針生:素晴らしいと思うのですが、パワースーツ(人工筋肉などを動力に用いた衣服型の装置)についてはどうかと思います。腰の痛いお年寄りにパワースーツを着けて重いものを持たせるのは、「まだ働かせるのか」という気持ちになりますね。若い人や力が弱い女性が活用するのならいいと思いますが。おそらく農業は農家の方がやらないといけないという世襲の概念が強くて、見えないバリアがあるのだと思います。ロボットなどを導入するときは一定の論理を持って取り組む必要があります。つまり、生産性だけを追求していてはだめで、非効率な生産者を入れてちょうどいいという仕組みにしないといけない。昭和の時代から高度成長期を経て、過酷な長時間労働を目いっぱいやってきた農家にパワースーツを着けてどうこうというのは、失礼極まりない話です。お年寄りは若いころの半分ほど働いて採算が合うという形を、みんなで認めていける豊かな社会づくりが必要です。価値創造のためには、第一に消費者の一次産業に対するマインドをつくっていかなければならないのです。効率ばかりを追求するのではなく、適切な労働量から生まれた農産物が適正価格で流通する仕組みを社会で考えていくために、ITで「見える化」していけるとよいと思います。

 

「東北」をキーワードにして、真剣勝負で農業に取り組む

 

――農業とITをつなげていくときに、一番課題になることは何なのでしょう。

針生:やはり人材です。モノづくりは人づくり、仕組みづくりも人づくりです。舞台ファームで人材を育てる上で、彼らは家業としての農業ではなく企業として就職するのだということを強く意識しています。
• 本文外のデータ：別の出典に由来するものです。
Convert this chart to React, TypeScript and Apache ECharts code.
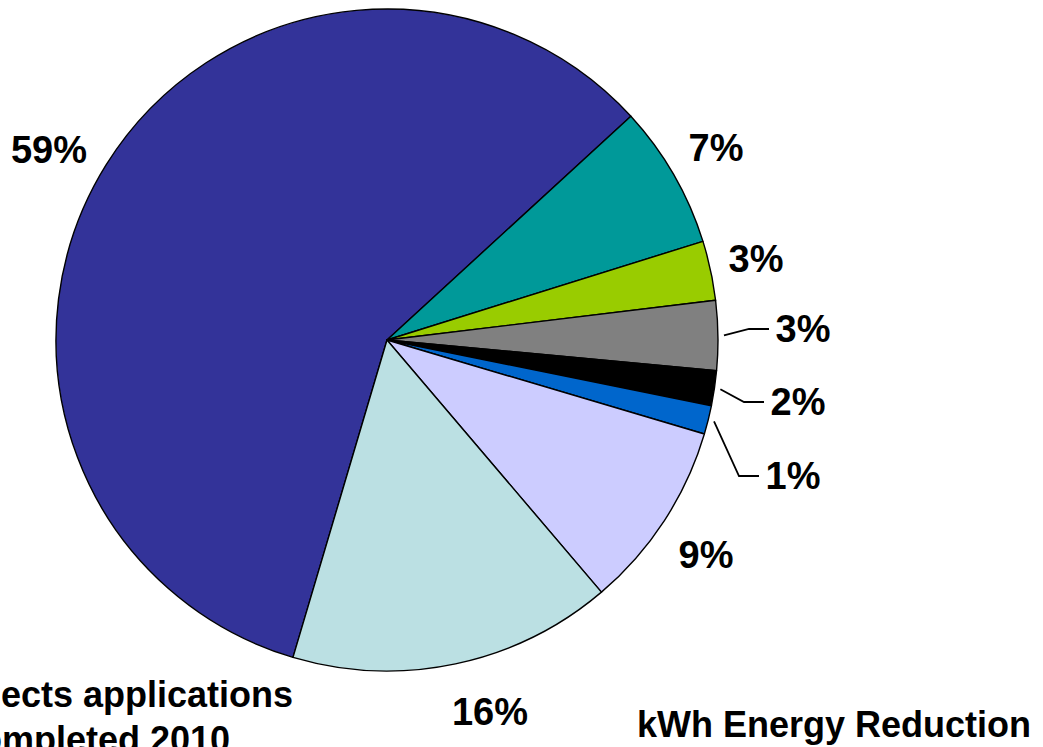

私は農業のプロとして経験を積んできたので、どこでどんな問題が起こるか、新しい農場に入った人がどのようなところで苦労するかなどが分かります。新規参入してくる方には、そのような目配りや気配り、思いやりを忘れないことが大切です。さらに、働き方を変えて、掛け持ちで働いてもらうなどの自由度をつくり、いい人材がプロジェクトに関与しやすくしていくと、一層大きなパワーが生まれると思います。そしてもう一つの課題はTPP。これは「徹底的(T)にパクって(P)パクり(P)倒す」という意味です(笑)。人材やマーケットなど、うまくやっているところは全部「TPP」するという感じです。うまくいく理由、いかない理由を分析すれば全てわれわれの力になる。農業は個人の思いが強すぎるのですが、もっと他者をコピーするという発想も大切だと思います。

――3.11の後に、「世界に発信できるようなメード・イン・東北」をつくっていく、そして「日本らしい」新しい農業をつくる、とおっしゃっています。ITやインターネットの時代だからこそ発揮できる「日本らしさ」はあると思いますか。
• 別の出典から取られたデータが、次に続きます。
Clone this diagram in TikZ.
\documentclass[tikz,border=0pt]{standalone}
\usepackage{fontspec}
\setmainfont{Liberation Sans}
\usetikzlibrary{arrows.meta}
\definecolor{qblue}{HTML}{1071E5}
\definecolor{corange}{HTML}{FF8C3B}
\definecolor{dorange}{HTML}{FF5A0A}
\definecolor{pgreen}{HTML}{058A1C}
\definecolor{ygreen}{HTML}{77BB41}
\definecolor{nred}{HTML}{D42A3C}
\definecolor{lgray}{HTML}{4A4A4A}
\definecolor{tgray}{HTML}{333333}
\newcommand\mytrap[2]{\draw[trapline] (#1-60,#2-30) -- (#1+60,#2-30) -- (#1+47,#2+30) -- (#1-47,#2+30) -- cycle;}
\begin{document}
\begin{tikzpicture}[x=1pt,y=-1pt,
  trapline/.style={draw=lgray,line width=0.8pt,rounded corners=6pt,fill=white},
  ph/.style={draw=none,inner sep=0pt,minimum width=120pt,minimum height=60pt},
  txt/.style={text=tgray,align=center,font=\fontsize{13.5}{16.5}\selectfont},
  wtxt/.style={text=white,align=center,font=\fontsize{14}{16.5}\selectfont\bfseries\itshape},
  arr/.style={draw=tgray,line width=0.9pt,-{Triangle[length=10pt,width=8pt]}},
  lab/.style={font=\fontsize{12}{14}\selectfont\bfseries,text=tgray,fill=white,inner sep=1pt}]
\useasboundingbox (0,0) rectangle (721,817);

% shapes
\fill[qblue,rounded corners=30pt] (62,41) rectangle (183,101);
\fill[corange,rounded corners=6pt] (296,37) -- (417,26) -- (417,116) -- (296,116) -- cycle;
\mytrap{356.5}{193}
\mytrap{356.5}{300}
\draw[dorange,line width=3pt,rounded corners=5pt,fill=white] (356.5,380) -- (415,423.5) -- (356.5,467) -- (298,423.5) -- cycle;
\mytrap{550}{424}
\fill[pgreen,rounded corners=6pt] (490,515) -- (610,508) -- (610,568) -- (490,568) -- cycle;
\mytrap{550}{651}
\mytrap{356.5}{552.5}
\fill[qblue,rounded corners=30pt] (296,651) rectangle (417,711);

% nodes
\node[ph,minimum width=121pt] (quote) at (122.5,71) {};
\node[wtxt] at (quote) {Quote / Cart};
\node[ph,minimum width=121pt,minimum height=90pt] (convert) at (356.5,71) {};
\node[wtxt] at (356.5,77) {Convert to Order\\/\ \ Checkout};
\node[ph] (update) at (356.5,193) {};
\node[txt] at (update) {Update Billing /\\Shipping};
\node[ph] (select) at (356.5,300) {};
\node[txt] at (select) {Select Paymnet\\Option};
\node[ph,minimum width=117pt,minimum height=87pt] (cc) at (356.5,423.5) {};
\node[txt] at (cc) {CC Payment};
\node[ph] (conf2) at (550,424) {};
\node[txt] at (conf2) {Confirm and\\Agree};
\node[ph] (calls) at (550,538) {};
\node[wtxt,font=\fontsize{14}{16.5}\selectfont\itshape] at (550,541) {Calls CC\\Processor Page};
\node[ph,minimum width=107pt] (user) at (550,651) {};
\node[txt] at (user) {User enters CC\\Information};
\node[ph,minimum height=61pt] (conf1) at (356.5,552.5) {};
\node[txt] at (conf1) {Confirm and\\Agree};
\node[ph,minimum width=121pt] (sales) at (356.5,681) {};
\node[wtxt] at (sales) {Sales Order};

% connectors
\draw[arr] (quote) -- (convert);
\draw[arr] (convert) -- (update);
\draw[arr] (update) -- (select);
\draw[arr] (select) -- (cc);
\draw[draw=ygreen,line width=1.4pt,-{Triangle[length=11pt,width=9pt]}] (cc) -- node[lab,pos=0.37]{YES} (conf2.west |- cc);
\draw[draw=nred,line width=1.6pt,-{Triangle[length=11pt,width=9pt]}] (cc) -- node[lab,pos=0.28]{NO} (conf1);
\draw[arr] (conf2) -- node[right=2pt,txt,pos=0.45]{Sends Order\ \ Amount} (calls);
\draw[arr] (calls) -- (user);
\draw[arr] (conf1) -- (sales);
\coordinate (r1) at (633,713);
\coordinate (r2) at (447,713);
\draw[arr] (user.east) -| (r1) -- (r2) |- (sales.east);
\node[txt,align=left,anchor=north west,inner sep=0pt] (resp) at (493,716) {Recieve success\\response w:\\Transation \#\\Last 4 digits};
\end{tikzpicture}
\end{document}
針生:日本らしさは日本の中にいると気づきません。だからこそグローバルな世界にいろいろな情報が効率的に流れるITが最大の武器になります。今、世界的にキーワードとして3.11や放射能の問題などがあり、みんな東北のことが気になっている時期です。それをいい意味のキーワードにしていければと思っています。そのためには、特徴的なビジネスモデルを東北につくり、マンパワーやプラットフォームの上に、いろいろな領域の人材が農業に真剣勝負で取り組んでいくような、一段広角な取り組みが実現できると素晴らしいと思います。